Benedict XVI also suggested that the Catholic Church might be of some assistance to genuine Islamic reformers interested in advancing these developments of Islamic self-understanding. Why? Because the Church itself had taken almost two centuries to find a Catholic understanding of religious freedom and political modernity that did not represent a rupture with, but a development of, classic Catholic understandings of the act of faith and the nature of political society. This process did not involve a wholesale, uncritical embrace of Enlightenment thought. Rather, it involved the recovery of classic Catholic notions of the distinction between sacerdotal and imperial authority, and the development of those ideas in light of the emergence of the political institutions created by the Enlightenment.
Retrieval and renewal, Benedict XVI proposed, was the way ancient religious traditions engaged political modernity without losing their souls. It remains to be seen whether the Pope's offer to reframe the Catholic-Islamic dialogue along these lines is taken up by Islamic scholars, legal authorities, and religious leaders. But an offer like Benedict's does seem more congruent with the demands of both faith and reason than a supine acquiescence, in the name of "toleration," to the agenda of those who would impose the social mores and cultural standards of seventh-century Arabia on Western societies.
Two other themes have been prominent in Benedict XVI's commentary on the contemporary challenges facing the civilisation of the West. The first is his distinctive papal environmentalism. While there is a sense in which Benedict is the first "green pope," in that concern for environmental quality is a regular feature of his public commentary, the full meaning of that papal environmentalism is often missed by the global media. For as the Pope insisted in the 2009 encyclical Caritas in Veritate, a truly humanistic environmentalism does not limit its concerns to clean air, water, and soil, nor does it deny to men and women the dominion over the natural world that is the gift of the Creator. Rather, a truly humane environmentalism will pay equal, if not greater, attention to what the Pope called "human ecology:" the moral-cultural environment of civilisation, which, like rivers and seas, belts of black earth and the jet stream, can be poisoned. And among the toxic wastes threatening the human environment of the West, the Pope relentlessly points out, are the practices of abortion and euthanasia, which a poisoned moral-cultural environment imagines to be technological "solutions" to situations in which the human protaganists have been dehumanised to the status of problems-to-be-solved. The decline of the family in the West is another facet of the ecological crisis of the 21st century, the Pope has taught, as is the demographic winter that Europe has brought upon itself by its own will.

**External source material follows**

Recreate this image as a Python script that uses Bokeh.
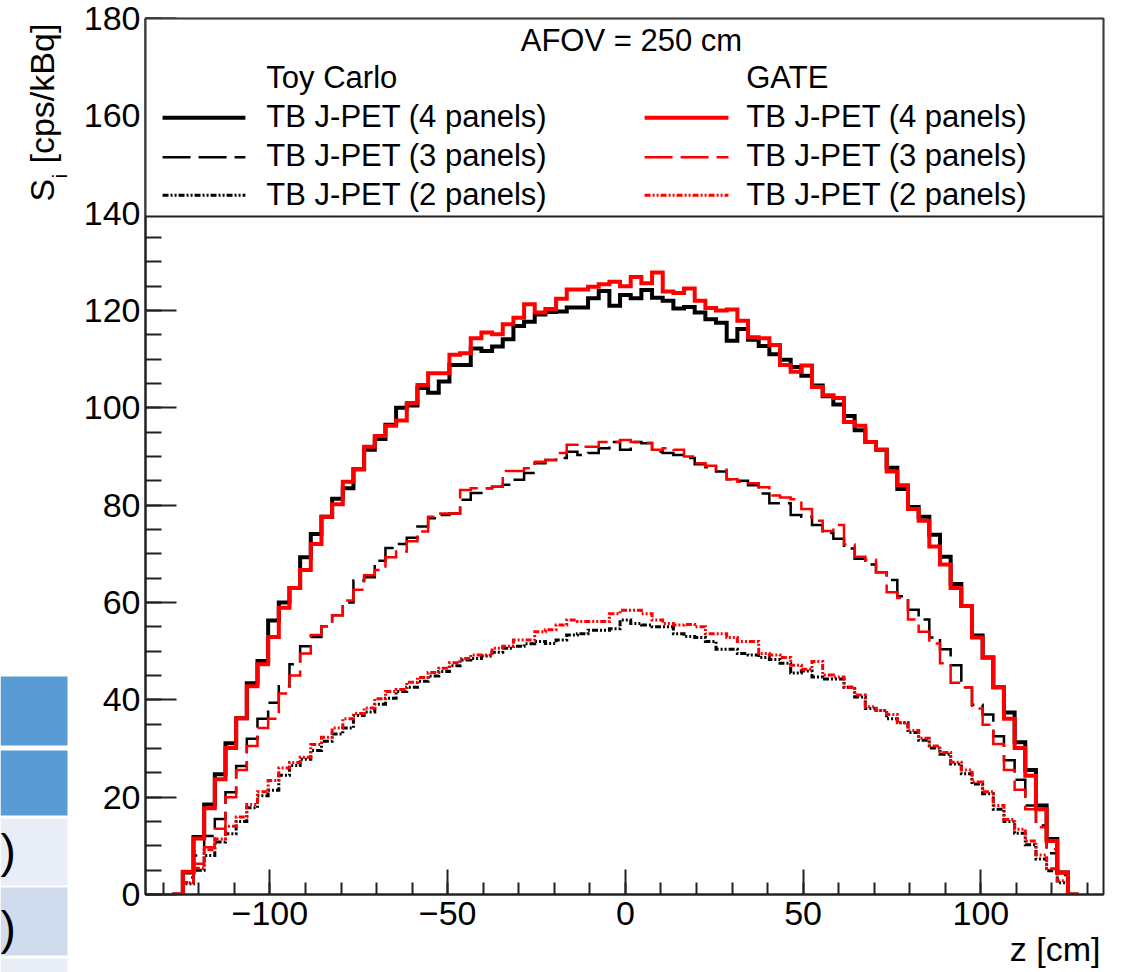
import math
import numpy as np
from bokeh.plotting import figure
from bokeh.models import Range1d, SingleIntervalTicker, BoxAnnotation, Label, Title
from bokeh.layouts import row
from bokeh.embed import file_html
from bokeh.resources import INLINE
from bokeh.core.properties import value

FONT = "Liberation Sans"

# ---------------- data (S_i in cps/kBq per 3 cm bin, z from -127.5 to 127.5 cm) -------------
bin_start = -127.5
bin_width = 3.0
n_bins = 85

toy_4 = [0, 4.5, 11.8, 18.5, 24.7, 31.1, 36.2, 43.4, 48.0, 56.3, 60.0, 63.0, 69.3, 74.1, 77.6,
         81.3, 83.5, 87.4, 91.4, 93.6, 96.5, 100.0, 100.5,
         104.1, 103.1, 105.4, 108.8, 108.8, 112.2, 111.7, 112.6, 114.1, 116.8, 117.7, 119.2, 119.7,
         119.8, 120.6, 120.6, 122.5, 124.0, 121.0, 123.2, 122.5, 124.2, 122.6, 122.0, 120.4, 120.7, 119.6,
         118.2, 117.5, 113.8, 116.2, 114.0, 112.7, 111.0, 109.9, 108.4, 106.6, 104.6, 102.4, 100.7, 98.3,
         95.4, 93.0, 91.4, 87.7, 83.3, 79.6, 77.6, 73.9, 69.4, 63.8, 59.3, 53.2, 48.7, 42.6, 37.4, 31.3,
         25.6, 18.3, 11.4, 4.5, 0]
gate_4 = [0, 4.7, 11.5, 17.7, 23.7, 30.1, 36.2, 42.8, 47.3, 52.9, 58.9, 63.0, 66.7, 72.0, 77.6,
          80.2, 84.8, 87.4, 92.0, 94.2, 96.3, 97.4, 101.0,
          104.7, 107.1, 107.1, 110.9, 111.2, 114.3, 115.5, 115.1, 117.2, 118.5, 121.3, 119.6, 120.3,
          122.4, 124.3, 124.3, 124.9, 125.4, 125.9, 125.0, 126.9, 125.6, 127.8, 123.9, 123.6, 124.5, 122.0,
          120.5, 120.0, 120.2, 117.9, 114.5, 114.3, 112.9, 108.8, 107.4, 108.7, 104.3, 102.6, 102.0, 97.1,
          96.3, 93.0, 91.4, 86.9, 84.1, 79.2, 76.8, 71.5, 67.8, 63.0, 59.3, 52.8, 48.7, 42.6, 36.1, 30.1,
          24.4, 17.5, 11.0, 4.5, 0]
toy_3 = [0, 3.5, 8.0, 12.0, 15.5, 21.0, 26.4, 32.0, 36.1, 39.4, 42.8, 47.3, 51.0, 52.9, 55.1,
         57.4, 60.0, 64.5, 65.2, 68.6, 71.2, 72.0, 73.3,
         75.6, 77.3, 78.0, 78.3, 81.1, 82.5, 83.5, 83.8, 84.2, 85.2, 86.6, 88.6, 89.3, 89.7, 91.0,
         90.3, 90.7, 91.7, 93.0, 91.4, 93.0, 92.7, 91.0, 90.7, 90.3, 89.7, 88.4,
         87.8, 86.9, 85.3, 85.0, 84.1, 82.4, 80.4, 80.4, 78.0, 77.6, 75.9, 74.3, 73.1, 71.1, 69.0,
         67.8, 66.2, 64.6, 61.3, 58.5, 56.5, 52.8, 50.4, 47.1, 42.6, 39.0, 37.0, 32.5, 27.6, 23.6,
         18.3, 14.2, 8.5, 4.0, 0]
gate_3 = [0, 2.5, 6.3, 9.7, 13.5, 20.0, 25.6, 30.5, 34.2, 36.1, 41.3, 45.0, 49.5, 53.3, 55.1,
          57.4, 60.4, 62.6, 65.6, 66.7, 69.3, 70.5, 72.6,
          74.6, 77.6, 78.3, 78.3, 83.1, 83.5, 83.5, 83.8, 87.0, 87.0, 87.6, 88.9, 89.3, 90.7, 92.4,
          92.0, 92.0, 93.0, 93.0, 93.4, 93.0, 92.8, 91.4, 91.7, 91.4, 90.0, 88.6,
          88.1, 87.3, 85.3, 84.8, 84.5, 83.7, 82.0, 81.6, 81.2, 79.2, 76.8, 74.7, 75.9, 71.9, 69.4,
          68.8, 66.2, 62.1, 60.9, 56.5, 54.0, 51.6, 47.5, 43.5, 42.6, 38.2, 34.9, 30.9, 25.6, 21.5,
          17.5, 13.8, 9.3, 4.9, 0]
toy_2 = [0, 2.2, 5.0, 8.0, 10.8, 12.5, 15.0, 17.8, 20.3, 21.4, 24.5, 26.5, 27.8, 29.6, 31.5,
         33.0, 34.2, 36.8, 37.5, 39.1, 40.3, 41.7, 42.6,
         43.8, 44.9, 45.8, 47.0, 48.2, 48.5, 49.0, 49.8, 50.6, 51.0, 51.5, 52.0, 51.6, 52.3, 53.3,
         53.6, 54.3, 54.3, 54.6, 56.4, 55.7, 55.4, 55.0, 55.0, 53.6, 53.0, 52.8,
         52.0, 50.4, 50.4, 49.5, 49.2, 48.7, 48.3, 47.5, 45.5, 45.9, 44.7, 44.3, 44.3, 42.6, 40.6,
         38.2, 37.8, 36.1, 35.3, 33.3, 31.7, 30.1, 28.8, 26.8, 24.8, 22.7, 20.7, 17.5, 15.0, 12.6,
         10.2, 7.3, 4.9, 2.4, 0]
gate_2 = [0, 2.4, 5.4, 9.2, 11.4, 14.0, 15.9, 18.5, 21.1, 23.4, 26.0, 27.1, 28.2, 30.8, 32.3,
          34.2, 36.1, 37.2, 38.3, 40.2, 41.7, 42.1, 43.6,
          44.6, 45.6, 46.5, 47.6, 48.5, 49.2, 49.2, 50.6, 51.0, 52.3, 52.3, 54.0, 54.4, 55.4, 56.4,
          56.1, 56.1, 56.1, 57.7, 58.4, 58.4, 57.7, 56.4, 55.7, 55.4, 55.5, 55.0,
          53.6, 53.6, 52.8, 52.0, 52.0, 49.5, 49.2, 48.7, 47.1, 46.3, 47.9, 45.1, 44.7, 42.6, 41.0,
          38.6, 37.8, 37.0, 35.3, 33.7, 32.1, 30.5, 29.2, 27.2, 25.6, 23.1, 21.1, 18.3, 15.4, 13.4,
          11.0, 8.1, 5.3, 2.8, 0]

legend_header = "AFOV = 250 cm"
col_titles = ["Toy Carlo", "GATE"]
entry_labels = ["TB J-PET (4 panels)", "TB J-PET (3 panels)", "TB J-PET (2 panels)"]
x_major_labels = {-100: "\u2212100", -50: "\u221250", 0: "0", 50: "50", 100: "100"}
x_title = "z [cm]"

# ---------------- styles / layout ----------------
edges = np.arange(n_bins + 1) * bin_width + bin_start
styles = [  # (values, color, width, dash)
    (toy_4, "black", 4, "solid"),
    (toy_3, "black", 2.5, "28 8"),
    (toy_2, "black", 3, "6 2 2 2 2 2"),
    (gate_4, "red", 4, "solid"),
    (gate_3, "red", 2.5, "28 8"),
    (gate_2, "red", 3, "6 2 2 2 2 2"),
]

H = 972
W_LEFT = 80
CELL_W = 67
W_MAIN = 1127 - W_LEFT
AXC = "#222222"

p = figure(width=W_MAIN, height=H, x_range=Range1d(-135, 134.5), y_range=Range1d(0, 180),
           output_backend="svg", toolbar_location=None,
           min_border_left=143 - W_LEFT, min_border_right=24, min_border_top=18, min_border_bottom=78)
try:
    p.frame_align = False
except Exception:
    pass
p.grid.visible = False
p.outline_line_color = AXC
p.outline_line_width = 2
p.background_fill_color = "white"
p.border_fill_color = "white"

for ax in (p.xaxis[0], p.yaxis[0]):
    ax.axis_line_color = AXC
    ax.axis_line_width = 2
    ax.major_tick_line_color = AXC
    ax.minor_tick_line_color = AXC
    ax.major_tick_line_width = 2
    ax.minor_tick_line_width = 2
    ax.major_tick_out = 0
    ax.minor_tick_out = 0
    ax.major_label_text_font = FONT
    ax.major_label_text_font_size = "34px"
    ax.major_label_text_color = "black"

p.xaxis.ticker = SingleIntervalTicker(interval=50, num_minor_ticks=5)
p.xaxis.major_tick_in = 25
p.xaxis.minor_tick_in = 12
p.xaxis.major_label_standoff = 7
p.xaxis.major_label_overrides = x_major_labels

p.yaxis.ticker = SingleIntervalTicker(interval=20, num_minor_ticks=4)
p.yaxis.major_tick_in = 31
p.yaxis.minor_tick_in = 16
p.yaxis.major_label_standoff = 5

# x-axis title, right aligned under the axis
p.add_layout(Title(text=x_title, align="right", offset=3, standoff=0, text_font=FONT,
                   text_font_size="34px", text_font_style="normal", text_color="black"), "below")

for vals, col, lw, dash in styles:
    yv = list(vals) + [vals[-1]]
    p.step(x=edges, y=yv, mode="after", line_color=col, line_width=lw, line_dash=dash,
           line_join="miter")

# legend box
box = BoxAnnotation(left=-135, right=134.5, bottom=139.3, top=180, fill_color="white", fill_alpha=1.0,
                    line_color=AXC, line_alpha=1.0, line_width=2, level="annotation")
p.add_layout(box)


def lab(x, y, text, align="left", size="31px"):
    p.add_layout(Label(x=x, y=y, text=text, text_font=FONT, text_font_size=size, text_color="black",
                       text_align=align, text_baseline="alphabetic", level="overlay"))


lab(1.7, 175.5, legend_header, align="center")
col_x = [-101.0, 34.0]
row_y = [167.8, 159.8, 151.8, 143.9]
samp_x = [(-130.2, -106.9), (5.4, 29.0)]
samp_y = [159.6, 151.5, 143.7]
for c in range(2):
    lab(col_x[c], row_y[0], col_titles[c])
    for r in range(3):
        lab(col_x[c], row_y[r + 1], entry_labels[r])
        vals, col, lw, dash = styles[c * 3 + r]
        p.line(x=list(samp_x[c]), y=[samp_y[r]] * 2, line_color=col, line_width=lw, line_dash=dash,
               level="overlay")

# ---------------- left strip: y-axis title and the clipped table cells ----------------
lf = figure(width=W_LEFT, height=H, x_range=Range1d(0, W_LEFT), y_range=Range1d(0, H),
            output_backend="svg", toolbar_location=None, x_axis_location=None, y_axis_location=None,
            min_border=0)
try:
    lf.frame_align = False
except Exception:
    pass
lf.grid.visible = False
lf.outline_line_color = None
lf.background_fill_color = "white"
lf.border_fill_color = "white"

cell_top = [296, 222, 154, 85, 14]
cell_bot = [227, 157, 87, 17, 0]
cell_col = ["#5B9BD5", "#5B9BD5", "#E8EDF6", "#D0DCEE", "#E8EDF6"]
lf.quad(left=[0] * 5, right=[CELL_W] * 5, top=cell_top, bottom=cell_bot, fill_color=cell_col,
        line_color=None)
lf.text(x=[0, 0], y=[122, 45], text=[")", ")"], text_font=value(FONT), text_font_size="46px",
        text_align="left", text_baseline="alphabetic", text_color="black")

lf.text(x=[41], y=[771], text=["S"], angle=math.pi / 2, text_font=value(FONT), text_font_size="34px",
        text_align="left", text_baseline="alphabetic", text_color="black")
lf.text(x=[59], y=[794], text=["i"], angle=math.pi / 2, text_font=value(FONT), text_font_size="21px",
        text_align="left", text_baseline="alphabetic", text_color="black")
lf.text(x=[41], y=[809], text=["[cps/kBq]"], angle=math.pi / 2, text_font=value(FONT),
        text_font_size="34px", text_align="left", text_baseline="alphabetic", text_color="black")

layout = row(lf, p)
open("out.html", "w").write(file_html(layout, INLINE))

Benedict's public commentary has also embraced economic questions where, like John Paul II, the Pope takes an anti-libertarian or anti-Benthamite view by insisting that the free economy, like democratic politics, is not a machine that can run by itself. The free economy, like the democratic polity, is bound by moral norms that transcend it. Those norms emerge from a careful and rational reflection on the dignity of the human person as an economic actor who is the subject, not merely the object, of economic processes.